# [GOAL]
Your task is to copy the listing exactly, with the pictures left out.

# [DATA]
-------
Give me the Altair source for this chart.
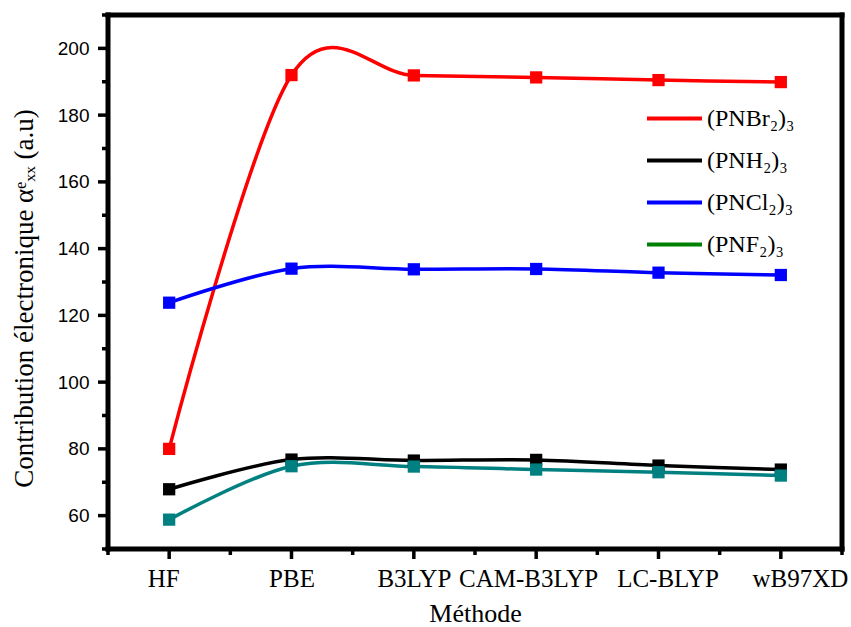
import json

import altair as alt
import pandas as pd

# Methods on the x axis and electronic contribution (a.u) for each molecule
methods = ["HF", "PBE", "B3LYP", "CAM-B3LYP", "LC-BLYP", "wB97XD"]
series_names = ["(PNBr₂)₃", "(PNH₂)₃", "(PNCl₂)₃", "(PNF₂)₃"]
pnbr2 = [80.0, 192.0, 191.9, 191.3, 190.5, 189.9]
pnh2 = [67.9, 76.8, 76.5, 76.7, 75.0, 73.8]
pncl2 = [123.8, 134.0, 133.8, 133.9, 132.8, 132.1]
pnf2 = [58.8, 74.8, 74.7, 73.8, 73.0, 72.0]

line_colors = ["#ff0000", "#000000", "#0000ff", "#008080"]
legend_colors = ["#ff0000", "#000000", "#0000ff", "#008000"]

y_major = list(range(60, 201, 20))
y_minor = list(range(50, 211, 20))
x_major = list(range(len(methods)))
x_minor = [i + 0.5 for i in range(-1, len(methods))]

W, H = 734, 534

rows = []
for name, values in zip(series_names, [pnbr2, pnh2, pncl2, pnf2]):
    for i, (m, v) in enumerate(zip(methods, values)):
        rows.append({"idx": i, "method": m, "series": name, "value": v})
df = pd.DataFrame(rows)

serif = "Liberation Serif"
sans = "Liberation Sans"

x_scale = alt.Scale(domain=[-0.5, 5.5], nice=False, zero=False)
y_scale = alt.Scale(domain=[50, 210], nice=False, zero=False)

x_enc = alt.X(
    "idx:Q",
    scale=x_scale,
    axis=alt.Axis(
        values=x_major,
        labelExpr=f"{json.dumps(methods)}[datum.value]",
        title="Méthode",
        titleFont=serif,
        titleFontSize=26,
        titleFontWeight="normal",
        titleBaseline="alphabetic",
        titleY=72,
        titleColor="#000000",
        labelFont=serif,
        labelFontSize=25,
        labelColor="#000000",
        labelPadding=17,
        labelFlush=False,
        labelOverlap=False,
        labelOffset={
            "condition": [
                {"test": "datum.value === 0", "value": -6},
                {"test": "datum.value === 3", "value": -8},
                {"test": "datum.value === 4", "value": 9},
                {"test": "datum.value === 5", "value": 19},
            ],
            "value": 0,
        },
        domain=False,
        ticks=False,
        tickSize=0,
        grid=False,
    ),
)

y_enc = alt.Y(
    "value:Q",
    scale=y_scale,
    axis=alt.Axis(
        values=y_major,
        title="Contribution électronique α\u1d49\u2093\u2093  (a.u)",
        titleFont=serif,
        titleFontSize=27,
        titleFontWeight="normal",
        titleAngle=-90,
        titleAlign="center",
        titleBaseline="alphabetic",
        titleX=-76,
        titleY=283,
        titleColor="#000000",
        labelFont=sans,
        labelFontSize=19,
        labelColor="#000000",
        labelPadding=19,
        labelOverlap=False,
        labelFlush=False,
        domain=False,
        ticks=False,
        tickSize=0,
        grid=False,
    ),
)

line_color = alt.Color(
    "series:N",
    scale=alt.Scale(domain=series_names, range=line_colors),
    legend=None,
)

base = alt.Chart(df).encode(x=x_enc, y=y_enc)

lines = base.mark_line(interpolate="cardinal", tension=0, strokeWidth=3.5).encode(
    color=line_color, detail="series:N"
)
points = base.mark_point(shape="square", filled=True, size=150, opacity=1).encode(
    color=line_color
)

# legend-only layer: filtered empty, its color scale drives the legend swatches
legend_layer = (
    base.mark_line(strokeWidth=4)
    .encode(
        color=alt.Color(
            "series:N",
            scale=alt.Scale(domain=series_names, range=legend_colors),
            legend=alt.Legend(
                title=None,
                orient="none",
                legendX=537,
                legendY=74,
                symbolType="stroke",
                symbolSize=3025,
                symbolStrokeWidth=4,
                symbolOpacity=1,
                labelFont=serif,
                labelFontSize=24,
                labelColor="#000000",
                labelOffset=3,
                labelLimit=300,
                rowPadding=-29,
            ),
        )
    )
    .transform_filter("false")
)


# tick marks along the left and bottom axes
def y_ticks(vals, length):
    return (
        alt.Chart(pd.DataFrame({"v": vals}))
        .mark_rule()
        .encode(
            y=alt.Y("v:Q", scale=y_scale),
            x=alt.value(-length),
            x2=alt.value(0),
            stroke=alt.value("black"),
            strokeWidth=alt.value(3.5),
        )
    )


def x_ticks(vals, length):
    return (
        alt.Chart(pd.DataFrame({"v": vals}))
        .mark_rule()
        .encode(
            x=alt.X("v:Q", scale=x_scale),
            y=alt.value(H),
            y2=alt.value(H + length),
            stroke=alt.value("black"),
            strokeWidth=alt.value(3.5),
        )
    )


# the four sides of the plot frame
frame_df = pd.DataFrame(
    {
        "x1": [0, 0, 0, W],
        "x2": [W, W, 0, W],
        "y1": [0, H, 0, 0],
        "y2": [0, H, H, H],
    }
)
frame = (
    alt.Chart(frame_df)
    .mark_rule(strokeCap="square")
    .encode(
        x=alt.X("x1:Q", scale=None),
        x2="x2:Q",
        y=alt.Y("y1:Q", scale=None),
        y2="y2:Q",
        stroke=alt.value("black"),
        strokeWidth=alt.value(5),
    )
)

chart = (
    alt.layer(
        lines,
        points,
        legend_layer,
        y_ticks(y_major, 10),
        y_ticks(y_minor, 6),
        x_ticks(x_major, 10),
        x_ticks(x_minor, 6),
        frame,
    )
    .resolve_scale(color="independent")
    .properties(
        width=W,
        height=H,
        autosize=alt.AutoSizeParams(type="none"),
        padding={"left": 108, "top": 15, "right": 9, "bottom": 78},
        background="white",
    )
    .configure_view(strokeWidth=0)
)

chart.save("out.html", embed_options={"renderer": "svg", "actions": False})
-------
# [RESPONSE FOR THIS EXERCISE]
Give me the Altair source for this chart.
import json

import altair as alt
import pandas as pd

# Methods on the x axis and electronic contribution (a.u) for each molecule
methods = ["HF", "PBE", "B3LYP", "CAM-B3LYP", "LC-BLYP", "wB97XD"]
series_names = ["(PNBr₂)₃", "(PNH₂)₃", "(PNCl₂)₃", "(PNF₂)₃"]
pnbr2 = [80.0, 192.0, 191.9, 191.3, 190.5, 189.9]
pnh2 = [67.9, 76.8, 76.5, 76.7, 75.0, 73.8]
pncl2 = [123.8, 134.0, 133.8, 133.9, 132.8, 132.1]
pnf2 = [58.8, 74.8, 74.7, 73.8, 73.0, 72.0]

line_colors = ["#ff0000", "#000000", "#0000ff", "#008080"]
legend_colors = ["#ff0000", "#000000", "#0000ff", "#008000"]

y_major = list(range(60, 201, 20))
y_minor = list(range(50, 211, 20))
x_major = list(range(len(methods)))
x_minor = [i + 0.5 for i in range(-1, len(methods))]

W, H = 734, 534

rows = []
for name, values in zip(series_names, [pnbr2, pnh2, pncl2, pnf2]):
    for i, (m, v) in enumerate(zip(methods, values)):
        rows.append({"idx": i, "method": m, "series": name, "value": v})
df = pd.DataFrame(rows)

serif = "Liberation Serif"
sans = "Liberation Sans"

x_scale = alt.Scale(domain=[-0.5, 5.5], nice=False, zero=False)
y_scale = alt.Scale(domain=[50, 210], nice=False, zero=False)

x_enc = alt.X(
    "idx:Q",
    scale=x_scale,
    axis=alt.Axis(
        values=x_major,
        labelExpr=f"{json.dumps(methods)}[datum.value]",
        title="Méthode",
        titleFont=serif,
        titleFontSize=26,
        titleFontWeight="normal",
        titleBaseline="alphabetic",
        titleY=72,
        titleColor="#000000",
        labelFont=serif,
        labelFontSize=25,
        labelColor="#000000",
        labelPadding=17,
        labelFlush=False,
        labelOverlap=False,
        labelOffset={
            "condition": [
                {"test": "datum.value === 0", "value": -6},
                {"test": "datum.value === 3", "value": -8},
                {"test": "datum.value === 4", "value": 9},
                {"test": "datum.value === 5", "value": 19},
            ],
            "value": 0,
        },
        domain=False,
        ticks=False,
        tickSize=0,
        grid=False,
    ),
)

y_enc = alt.Y(
    "value:Q",
    scale=y_scale,
    axis=alt.Axis(
        values=y_major,
        title="Contribution électronique α\u1d49\u2093\u2093  (a.u)",
        titleFont=serif,
        titleFontSize=27,
        titleFontWeight="normal",
        titleAngle=-90,
        titleAlign="center",
        titleBaseline="alphabetic",
        titleX=-76,
        titleY=283,
        titleColor="#000000",
        labelFont=sans,
        labelFontSize=19,
        labelColor="#000000",
        labelPadding=19,
        labelOverlap=False,
        labelFlush=False,
        domain=False,
        ticks=False,
        tickSize=0,
        grid=False,
    ),
)

line_color = alt.Color(
    "series:N",
    scale=alt.Scale(domain=series_names, range=line_colors),
    legend=None,
)

base = alt.Chart(df).encode(x=x_enc, y=y_enc)

lines = base.mark_line(interpolate="cardinal", tension=0, strokeWidth=3.5).encode(
    color=line_color, detail="series:N"
)
points = base.mark_point(shape="square", filled=True, size=150, opacity=1).encode(
    color=line_color
)

# legend-only layer: filtered empty, its color scale drives the legend swatches
legend_layer = (
    base.mark_line(strokeWidth=4)
    .encode(
        color=alt.Color(
            "series:N",
            scale=alt.Scale(domain=series_names, range=legend_colors),
            legend=alt.Legend(
                title=None,
                orient="none",
                legendX=537,
                legendY=74,
                symbolType="stroke",
                symbolSize=3025,
                symbolStrokeWidth=4,
                symbolOpacity=1,
                labelFont=serif,
                labelFontSize=24,
                labelColor="#000000",
                labelOffset=3,
                labelLimit=300,
                rowPadding=-29,
            ),
        )
    )
    .transform_filter("false")
)


# tick marks along the left and bottom axes
def y_ticks(vals, length):
    return (
        alt.Chart(pd.DataFrame({"v": vals}))
        .mark_rule()
        .encode(
            y=alt.Y("v:Q", scale=y_scale),
            x=alt.value(-length),
            x2=alt.value(0),
            stroke=alt.value("black"),
            strokeWidth=alt.value(3.5),
        )
    )


def x_ticks(vals, length):
    return (
        alt.Chart(pd.DataFrame({"v": vals}))
        .mark_rule()
        .encode(
            x=alt.X("v:Q", scale=x_scale),
            y=alt.value(H),
            y2=alt.value(H + length),
            stroke=alt.value("black"),
            strokeWidth=alt.value(3.5),
        )
    )


# the four sides of the plot frame
frame_df = pd.DataFrame(
    {
        "x1": [0, 0, 0, W],
        "x2": [W, W, 0, W],
        "y1": [0, H, 0, 0],
        "y2": [0, H, H, H],
    }
)
frame = (
    alt.Chart(frame_df)
    .mark_rule(strokeCap="square")
    .encode(
        x=alt.X("x1:Q", scale=None),
        x2="x2:Q",
        y=alt.Y("y1:Q", scale=None),
        y2="y2:Q",
        stroke=alt.value("black"),
        strokeWidth=alt.value(5),
    )
)

chart = (
    alt.layer(
        lines,
        points,
        legend_layer,
        y_ticks(y_major, 10),
        y_ticks(y_minor, 6),
        x_ticks(x_major, 10),
        x_ticks(x_minor, 6),
        frame,
    )
    .resolve_scale(color="independent")
    .properties(
        width=W,
        height=H,
        autosize=alt.AutoSizeParams(type="none"),
        padding={"left": 108, "top": 15, "right": 9, "bottom": 78},
        background="white",
    )
    .configure_view(strokeWidth=0)
)

chart.save("out.html", embed_options={"renderer": "svg", "actions": False})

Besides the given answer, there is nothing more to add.